»»

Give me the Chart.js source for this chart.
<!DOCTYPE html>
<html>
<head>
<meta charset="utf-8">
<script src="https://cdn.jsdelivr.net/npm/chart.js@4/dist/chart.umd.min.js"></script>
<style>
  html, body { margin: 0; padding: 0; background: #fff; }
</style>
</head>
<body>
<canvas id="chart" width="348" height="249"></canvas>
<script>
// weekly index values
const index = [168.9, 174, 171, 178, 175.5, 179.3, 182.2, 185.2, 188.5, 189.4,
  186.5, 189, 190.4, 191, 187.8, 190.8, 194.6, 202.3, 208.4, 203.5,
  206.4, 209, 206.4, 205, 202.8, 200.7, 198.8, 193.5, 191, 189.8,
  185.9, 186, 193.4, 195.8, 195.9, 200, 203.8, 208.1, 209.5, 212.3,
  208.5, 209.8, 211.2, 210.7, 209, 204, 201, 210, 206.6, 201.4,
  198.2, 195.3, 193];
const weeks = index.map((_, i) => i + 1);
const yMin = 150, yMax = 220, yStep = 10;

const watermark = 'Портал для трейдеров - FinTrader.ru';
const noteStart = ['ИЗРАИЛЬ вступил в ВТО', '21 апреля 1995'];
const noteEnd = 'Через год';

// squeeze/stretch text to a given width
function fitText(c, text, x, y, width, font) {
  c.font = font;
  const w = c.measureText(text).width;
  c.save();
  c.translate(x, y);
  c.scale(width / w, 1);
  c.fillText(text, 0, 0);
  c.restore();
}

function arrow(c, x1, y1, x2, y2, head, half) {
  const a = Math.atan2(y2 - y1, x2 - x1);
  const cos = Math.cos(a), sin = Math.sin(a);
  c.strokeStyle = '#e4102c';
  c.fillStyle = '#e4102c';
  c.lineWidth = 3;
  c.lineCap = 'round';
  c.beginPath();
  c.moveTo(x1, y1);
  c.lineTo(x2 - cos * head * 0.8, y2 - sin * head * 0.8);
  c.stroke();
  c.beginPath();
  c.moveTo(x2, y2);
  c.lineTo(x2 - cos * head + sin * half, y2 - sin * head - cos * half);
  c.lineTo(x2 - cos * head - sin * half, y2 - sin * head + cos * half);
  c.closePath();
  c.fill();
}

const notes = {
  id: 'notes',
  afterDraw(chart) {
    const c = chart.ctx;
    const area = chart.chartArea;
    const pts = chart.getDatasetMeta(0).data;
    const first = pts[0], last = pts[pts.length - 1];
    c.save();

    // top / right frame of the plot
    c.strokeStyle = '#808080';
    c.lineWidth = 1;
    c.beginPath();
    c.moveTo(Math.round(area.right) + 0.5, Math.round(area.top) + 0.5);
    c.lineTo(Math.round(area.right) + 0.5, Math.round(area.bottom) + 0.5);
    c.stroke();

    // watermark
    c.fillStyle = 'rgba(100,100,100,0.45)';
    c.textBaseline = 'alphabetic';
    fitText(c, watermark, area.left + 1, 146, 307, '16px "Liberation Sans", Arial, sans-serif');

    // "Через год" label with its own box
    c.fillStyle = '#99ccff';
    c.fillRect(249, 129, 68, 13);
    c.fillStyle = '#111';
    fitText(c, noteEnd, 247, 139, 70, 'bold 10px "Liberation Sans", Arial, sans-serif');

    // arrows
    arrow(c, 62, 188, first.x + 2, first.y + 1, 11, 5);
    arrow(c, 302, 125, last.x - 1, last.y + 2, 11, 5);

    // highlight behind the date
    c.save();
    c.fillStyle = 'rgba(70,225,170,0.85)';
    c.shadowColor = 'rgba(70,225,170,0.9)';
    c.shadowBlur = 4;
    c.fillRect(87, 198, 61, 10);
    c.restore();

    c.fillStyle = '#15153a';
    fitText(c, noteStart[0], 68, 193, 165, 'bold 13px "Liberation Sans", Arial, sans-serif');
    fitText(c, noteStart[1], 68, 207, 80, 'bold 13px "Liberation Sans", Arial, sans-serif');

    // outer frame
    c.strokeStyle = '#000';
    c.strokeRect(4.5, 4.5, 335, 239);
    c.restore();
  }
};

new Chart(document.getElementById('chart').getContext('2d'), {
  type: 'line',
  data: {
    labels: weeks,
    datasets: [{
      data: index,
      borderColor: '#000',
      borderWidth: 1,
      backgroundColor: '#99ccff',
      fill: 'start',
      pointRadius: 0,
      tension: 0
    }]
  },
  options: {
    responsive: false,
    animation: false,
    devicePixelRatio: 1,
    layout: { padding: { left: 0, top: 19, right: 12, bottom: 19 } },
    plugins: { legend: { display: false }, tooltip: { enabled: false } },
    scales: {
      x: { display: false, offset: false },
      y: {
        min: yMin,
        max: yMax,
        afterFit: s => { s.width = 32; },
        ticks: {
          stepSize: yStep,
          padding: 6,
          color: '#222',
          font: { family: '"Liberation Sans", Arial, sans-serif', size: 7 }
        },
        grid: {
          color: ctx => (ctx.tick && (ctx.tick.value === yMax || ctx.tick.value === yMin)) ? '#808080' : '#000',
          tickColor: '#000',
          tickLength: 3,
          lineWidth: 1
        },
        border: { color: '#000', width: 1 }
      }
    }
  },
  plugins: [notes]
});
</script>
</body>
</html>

««

- The task -
Starting at the first line of the listing, retype every line up to and including the one with "const yMin = 150, yMax = 220, yStep = 10;".

- The result -
Give me the Chart.js source for this chart.
<!DOCTYPE html>
<html>
<head>
<meta charset="utf-8">
<script src="https://cdn.jsdelivr.net/npm/chart.js@4/dist/chart.umd.min.js"></script>
<style>
  html, body { margin: 0; padding: 0; background: #fff; }
</style>
</head>
<body>
<canvas id="chart" width="348" height="249"></canvas>
<script>
// weekly index values
const index = [168.9, 174, 171, 178, 175.5, 179.3, 182.2, 185.2, 188.5, 189.4,
  186.5, 189, 190.4, 191, 187.8, 190.8, 194.6, 202.3, 208.4, 203.5,
  206.4, 209, 206.4, 205, 202.8, 200.7, 198.8, 193.5, 191, 189.8,
  185.9, 186, 193.4, 195.8, 195.9, 200, 203.8, 208.1, 209.5, 212.3,
  208.5, 209.8, 211.2, 210.7, 209, 204, 201, 210, 206.6, 201.4,
  198.2, 195.3, 193];
const weeks = index.map((_, i) => i + 1);
const yMin = 150, yMax = 220, yStep = 10;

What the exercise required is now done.